## DIRECTION
Report back each line of the records that contains the string "this".

* start *

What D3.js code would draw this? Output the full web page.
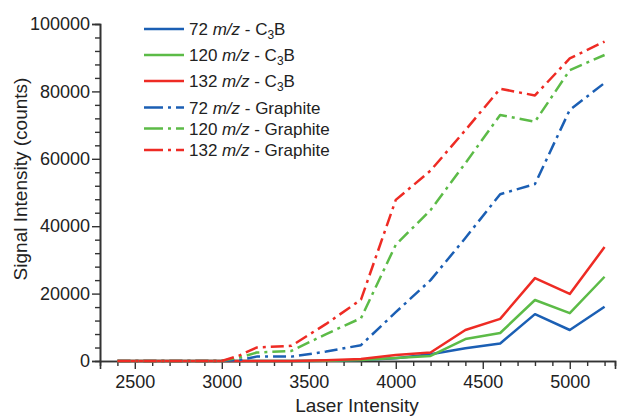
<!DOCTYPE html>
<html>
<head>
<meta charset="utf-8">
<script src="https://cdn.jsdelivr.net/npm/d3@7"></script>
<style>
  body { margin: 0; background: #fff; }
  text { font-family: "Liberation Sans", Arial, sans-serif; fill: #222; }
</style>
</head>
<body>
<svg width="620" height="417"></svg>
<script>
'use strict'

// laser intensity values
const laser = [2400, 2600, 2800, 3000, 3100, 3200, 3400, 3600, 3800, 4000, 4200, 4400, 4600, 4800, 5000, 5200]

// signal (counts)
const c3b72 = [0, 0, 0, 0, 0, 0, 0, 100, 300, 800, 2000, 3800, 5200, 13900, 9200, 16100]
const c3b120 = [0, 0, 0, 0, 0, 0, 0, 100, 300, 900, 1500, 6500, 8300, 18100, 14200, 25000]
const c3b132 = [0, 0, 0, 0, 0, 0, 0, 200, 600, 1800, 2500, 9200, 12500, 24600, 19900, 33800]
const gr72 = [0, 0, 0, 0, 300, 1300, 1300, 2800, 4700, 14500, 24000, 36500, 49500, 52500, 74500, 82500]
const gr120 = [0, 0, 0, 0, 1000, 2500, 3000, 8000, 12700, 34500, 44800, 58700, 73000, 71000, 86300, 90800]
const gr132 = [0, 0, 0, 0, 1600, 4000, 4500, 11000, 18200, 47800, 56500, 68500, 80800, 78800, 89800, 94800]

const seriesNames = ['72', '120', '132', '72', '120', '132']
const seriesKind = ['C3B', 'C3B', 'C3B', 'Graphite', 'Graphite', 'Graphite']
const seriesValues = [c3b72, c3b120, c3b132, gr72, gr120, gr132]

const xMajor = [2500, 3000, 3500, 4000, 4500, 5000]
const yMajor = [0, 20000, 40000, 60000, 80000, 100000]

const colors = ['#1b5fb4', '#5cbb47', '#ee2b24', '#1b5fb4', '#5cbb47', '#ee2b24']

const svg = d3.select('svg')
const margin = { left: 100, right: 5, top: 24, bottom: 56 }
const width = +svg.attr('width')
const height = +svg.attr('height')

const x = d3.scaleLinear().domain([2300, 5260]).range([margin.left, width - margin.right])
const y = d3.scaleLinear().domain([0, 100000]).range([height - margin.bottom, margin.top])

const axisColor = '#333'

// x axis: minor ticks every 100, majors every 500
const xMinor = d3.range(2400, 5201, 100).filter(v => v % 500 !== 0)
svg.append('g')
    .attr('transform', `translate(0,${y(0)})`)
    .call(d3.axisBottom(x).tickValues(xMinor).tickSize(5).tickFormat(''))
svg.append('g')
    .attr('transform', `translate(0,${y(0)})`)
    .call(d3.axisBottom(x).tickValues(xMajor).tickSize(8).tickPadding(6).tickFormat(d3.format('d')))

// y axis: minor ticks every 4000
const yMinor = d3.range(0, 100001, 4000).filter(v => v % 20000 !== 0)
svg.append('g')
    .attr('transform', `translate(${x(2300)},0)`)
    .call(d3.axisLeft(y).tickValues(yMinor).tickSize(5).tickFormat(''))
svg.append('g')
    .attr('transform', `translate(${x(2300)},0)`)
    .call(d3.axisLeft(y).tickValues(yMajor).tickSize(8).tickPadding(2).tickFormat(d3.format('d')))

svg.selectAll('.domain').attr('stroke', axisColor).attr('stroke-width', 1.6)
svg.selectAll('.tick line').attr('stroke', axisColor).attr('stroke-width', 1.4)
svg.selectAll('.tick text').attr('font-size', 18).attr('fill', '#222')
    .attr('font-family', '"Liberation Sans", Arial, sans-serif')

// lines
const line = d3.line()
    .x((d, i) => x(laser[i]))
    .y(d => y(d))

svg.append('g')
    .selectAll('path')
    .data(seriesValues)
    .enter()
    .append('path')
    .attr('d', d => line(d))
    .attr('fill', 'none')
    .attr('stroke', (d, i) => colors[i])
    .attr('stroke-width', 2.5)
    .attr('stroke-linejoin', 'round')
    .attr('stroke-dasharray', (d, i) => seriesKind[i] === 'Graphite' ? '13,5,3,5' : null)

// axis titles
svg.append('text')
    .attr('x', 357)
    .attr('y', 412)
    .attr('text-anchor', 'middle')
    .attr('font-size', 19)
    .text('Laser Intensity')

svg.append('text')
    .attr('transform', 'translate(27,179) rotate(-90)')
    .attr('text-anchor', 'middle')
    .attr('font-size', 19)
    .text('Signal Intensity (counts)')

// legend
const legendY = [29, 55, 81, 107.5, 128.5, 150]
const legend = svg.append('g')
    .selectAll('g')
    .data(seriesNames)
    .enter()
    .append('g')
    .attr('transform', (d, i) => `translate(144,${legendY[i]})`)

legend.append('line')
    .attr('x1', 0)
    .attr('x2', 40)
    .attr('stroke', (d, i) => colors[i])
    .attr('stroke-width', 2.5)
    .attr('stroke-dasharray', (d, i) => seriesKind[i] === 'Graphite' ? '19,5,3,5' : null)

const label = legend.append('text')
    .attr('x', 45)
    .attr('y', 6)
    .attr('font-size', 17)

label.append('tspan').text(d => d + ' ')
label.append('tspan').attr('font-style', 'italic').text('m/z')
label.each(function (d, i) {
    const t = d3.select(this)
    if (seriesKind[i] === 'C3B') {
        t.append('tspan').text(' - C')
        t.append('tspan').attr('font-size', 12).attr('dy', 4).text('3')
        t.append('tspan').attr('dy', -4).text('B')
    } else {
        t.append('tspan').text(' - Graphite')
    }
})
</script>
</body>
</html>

* end *
* start *

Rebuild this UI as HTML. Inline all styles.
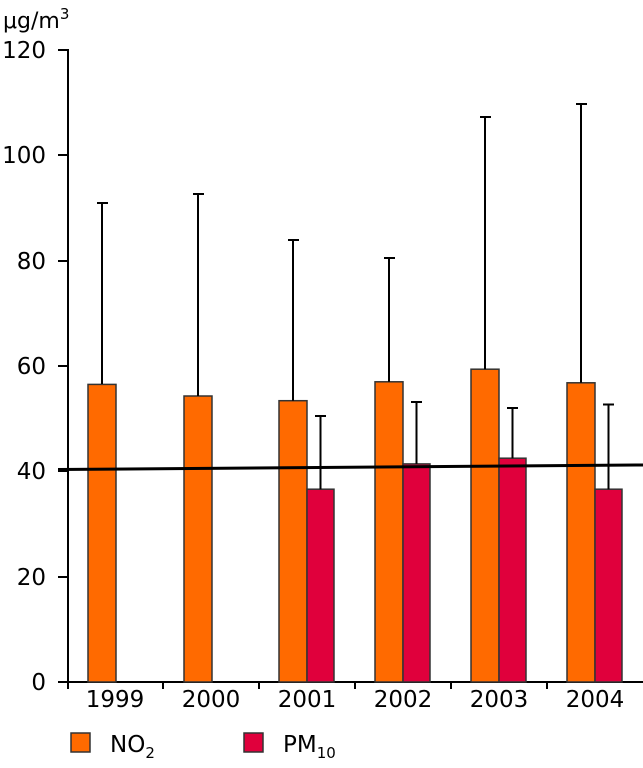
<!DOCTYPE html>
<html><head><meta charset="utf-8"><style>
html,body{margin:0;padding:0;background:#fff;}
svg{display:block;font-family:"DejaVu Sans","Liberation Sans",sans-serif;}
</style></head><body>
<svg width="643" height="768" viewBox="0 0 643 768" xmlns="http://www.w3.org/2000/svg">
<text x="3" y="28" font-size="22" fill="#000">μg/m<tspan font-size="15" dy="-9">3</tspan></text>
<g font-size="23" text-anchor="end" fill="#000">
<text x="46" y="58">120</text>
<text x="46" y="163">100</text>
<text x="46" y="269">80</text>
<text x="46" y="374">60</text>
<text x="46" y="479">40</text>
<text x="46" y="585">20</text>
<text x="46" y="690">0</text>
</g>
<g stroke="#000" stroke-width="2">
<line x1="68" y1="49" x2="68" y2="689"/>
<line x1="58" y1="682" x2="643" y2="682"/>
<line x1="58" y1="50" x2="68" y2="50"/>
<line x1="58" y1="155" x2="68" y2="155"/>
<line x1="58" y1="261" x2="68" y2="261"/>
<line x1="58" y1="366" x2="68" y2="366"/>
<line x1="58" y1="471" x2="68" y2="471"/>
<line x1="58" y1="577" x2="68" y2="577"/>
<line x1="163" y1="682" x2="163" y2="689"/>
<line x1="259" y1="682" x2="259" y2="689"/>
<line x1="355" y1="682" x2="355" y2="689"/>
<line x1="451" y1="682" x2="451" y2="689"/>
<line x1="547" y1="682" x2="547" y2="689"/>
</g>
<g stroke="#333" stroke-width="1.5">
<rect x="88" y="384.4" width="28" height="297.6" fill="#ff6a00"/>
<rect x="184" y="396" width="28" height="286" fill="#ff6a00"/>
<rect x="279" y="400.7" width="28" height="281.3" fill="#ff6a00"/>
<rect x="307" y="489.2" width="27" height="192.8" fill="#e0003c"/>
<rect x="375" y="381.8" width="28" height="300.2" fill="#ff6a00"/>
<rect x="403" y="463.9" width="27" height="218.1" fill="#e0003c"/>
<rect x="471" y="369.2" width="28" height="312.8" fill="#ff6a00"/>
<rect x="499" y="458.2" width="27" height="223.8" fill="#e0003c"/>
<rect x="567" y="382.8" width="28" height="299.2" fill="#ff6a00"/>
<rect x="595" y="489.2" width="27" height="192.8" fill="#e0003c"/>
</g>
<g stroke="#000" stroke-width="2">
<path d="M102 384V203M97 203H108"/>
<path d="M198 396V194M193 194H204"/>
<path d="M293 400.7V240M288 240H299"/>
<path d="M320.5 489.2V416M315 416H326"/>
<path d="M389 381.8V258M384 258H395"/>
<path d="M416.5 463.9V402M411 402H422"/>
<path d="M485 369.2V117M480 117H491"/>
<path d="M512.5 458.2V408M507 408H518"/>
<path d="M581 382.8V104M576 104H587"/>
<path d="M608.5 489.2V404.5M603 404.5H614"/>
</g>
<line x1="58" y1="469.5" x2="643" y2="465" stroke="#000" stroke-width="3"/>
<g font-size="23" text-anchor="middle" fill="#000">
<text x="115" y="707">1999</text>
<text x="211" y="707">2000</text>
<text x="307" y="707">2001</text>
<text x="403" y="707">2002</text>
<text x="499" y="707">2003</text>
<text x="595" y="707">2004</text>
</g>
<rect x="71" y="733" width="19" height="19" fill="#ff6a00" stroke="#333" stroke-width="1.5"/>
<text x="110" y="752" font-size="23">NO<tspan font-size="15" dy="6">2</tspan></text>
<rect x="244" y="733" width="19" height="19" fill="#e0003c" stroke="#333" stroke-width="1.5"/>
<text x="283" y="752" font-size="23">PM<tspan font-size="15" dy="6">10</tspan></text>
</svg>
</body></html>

* end *

## EXERCISE OUTPUT
What D3.js code would draw this? Output the full web page.
    const t = d3.select(this)
Rebuild this UI as HTML. Inline all styles.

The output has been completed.